## Directions
Starting from the top of the material, restate each line exactly until the line that contains "import seaborn as sns", which is also copied. Pictures are excluded.

## Information provided
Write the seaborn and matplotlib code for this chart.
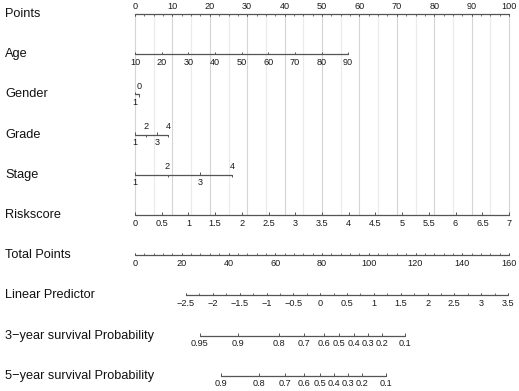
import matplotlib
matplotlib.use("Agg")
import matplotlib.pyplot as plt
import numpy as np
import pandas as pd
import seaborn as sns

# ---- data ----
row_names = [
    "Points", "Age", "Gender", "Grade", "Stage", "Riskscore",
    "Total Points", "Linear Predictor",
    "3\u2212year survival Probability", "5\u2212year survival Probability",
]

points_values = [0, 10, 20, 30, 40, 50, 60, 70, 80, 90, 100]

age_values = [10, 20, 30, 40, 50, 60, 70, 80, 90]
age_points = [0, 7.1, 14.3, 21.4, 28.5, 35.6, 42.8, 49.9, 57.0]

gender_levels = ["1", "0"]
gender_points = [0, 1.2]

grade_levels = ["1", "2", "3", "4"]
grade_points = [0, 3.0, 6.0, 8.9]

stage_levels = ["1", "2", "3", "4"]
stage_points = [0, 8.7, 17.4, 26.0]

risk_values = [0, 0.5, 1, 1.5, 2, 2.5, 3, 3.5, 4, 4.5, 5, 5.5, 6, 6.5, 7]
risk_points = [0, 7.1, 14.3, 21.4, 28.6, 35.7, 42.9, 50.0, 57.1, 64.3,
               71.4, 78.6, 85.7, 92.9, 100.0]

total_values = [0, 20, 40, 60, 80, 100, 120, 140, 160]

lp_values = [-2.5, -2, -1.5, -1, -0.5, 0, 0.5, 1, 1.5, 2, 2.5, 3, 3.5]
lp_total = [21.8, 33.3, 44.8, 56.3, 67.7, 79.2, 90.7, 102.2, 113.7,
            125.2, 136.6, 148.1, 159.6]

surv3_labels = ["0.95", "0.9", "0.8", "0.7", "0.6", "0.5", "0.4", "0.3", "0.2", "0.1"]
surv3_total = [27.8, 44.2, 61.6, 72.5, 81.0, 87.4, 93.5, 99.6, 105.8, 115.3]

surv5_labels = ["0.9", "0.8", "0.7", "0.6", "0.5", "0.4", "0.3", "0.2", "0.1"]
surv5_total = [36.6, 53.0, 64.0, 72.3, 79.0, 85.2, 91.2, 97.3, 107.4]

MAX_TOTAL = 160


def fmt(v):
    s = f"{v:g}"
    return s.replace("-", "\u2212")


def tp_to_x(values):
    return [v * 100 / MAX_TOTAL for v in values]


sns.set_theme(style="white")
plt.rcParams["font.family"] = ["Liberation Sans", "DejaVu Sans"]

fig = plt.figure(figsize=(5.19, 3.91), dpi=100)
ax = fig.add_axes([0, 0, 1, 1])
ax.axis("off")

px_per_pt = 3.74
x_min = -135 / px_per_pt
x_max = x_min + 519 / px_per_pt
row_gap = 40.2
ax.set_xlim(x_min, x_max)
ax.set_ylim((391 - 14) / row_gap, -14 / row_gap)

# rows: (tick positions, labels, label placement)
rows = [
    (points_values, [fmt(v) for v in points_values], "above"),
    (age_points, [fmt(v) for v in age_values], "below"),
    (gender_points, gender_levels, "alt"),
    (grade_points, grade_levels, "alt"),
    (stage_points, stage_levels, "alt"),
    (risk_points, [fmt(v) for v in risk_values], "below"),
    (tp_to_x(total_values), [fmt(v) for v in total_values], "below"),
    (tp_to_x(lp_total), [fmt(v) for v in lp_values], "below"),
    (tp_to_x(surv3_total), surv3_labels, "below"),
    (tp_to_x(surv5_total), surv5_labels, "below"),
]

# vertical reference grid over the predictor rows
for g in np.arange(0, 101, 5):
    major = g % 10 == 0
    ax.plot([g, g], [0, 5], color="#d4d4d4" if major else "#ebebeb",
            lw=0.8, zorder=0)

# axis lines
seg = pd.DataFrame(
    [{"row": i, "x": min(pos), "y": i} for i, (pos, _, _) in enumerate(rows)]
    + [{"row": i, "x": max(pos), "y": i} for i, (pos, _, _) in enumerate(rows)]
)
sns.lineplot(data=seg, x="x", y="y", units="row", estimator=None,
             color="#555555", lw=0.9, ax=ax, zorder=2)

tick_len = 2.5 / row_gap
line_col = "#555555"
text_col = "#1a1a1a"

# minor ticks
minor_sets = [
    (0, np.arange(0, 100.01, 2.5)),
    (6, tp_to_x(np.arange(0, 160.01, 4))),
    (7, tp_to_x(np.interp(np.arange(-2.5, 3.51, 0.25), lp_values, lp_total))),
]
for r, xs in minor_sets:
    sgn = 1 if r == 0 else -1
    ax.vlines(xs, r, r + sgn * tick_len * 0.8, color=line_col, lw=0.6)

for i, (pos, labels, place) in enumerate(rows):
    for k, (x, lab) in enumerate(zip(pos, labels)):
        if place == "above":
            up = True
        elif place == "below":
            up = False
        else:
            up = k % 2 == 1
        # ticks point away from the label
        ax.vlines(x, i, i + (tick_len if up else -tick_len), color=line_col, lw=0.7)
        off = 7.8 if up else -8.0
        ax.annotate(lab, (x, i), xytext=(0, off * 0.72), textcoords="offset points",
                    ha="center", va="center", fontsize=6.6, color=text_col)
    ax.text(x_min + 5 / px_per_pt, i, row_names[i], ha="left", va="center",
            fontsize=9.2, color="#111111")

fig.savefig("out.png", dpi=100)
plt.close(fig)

## Final result
Write the seaborn and matplotlib code for this chart.
import matplotlib
matplotlib.use("Agg")
import matplotlib.pyplot as plt
import numpy as np
import pandas as pd
import seaborn as sns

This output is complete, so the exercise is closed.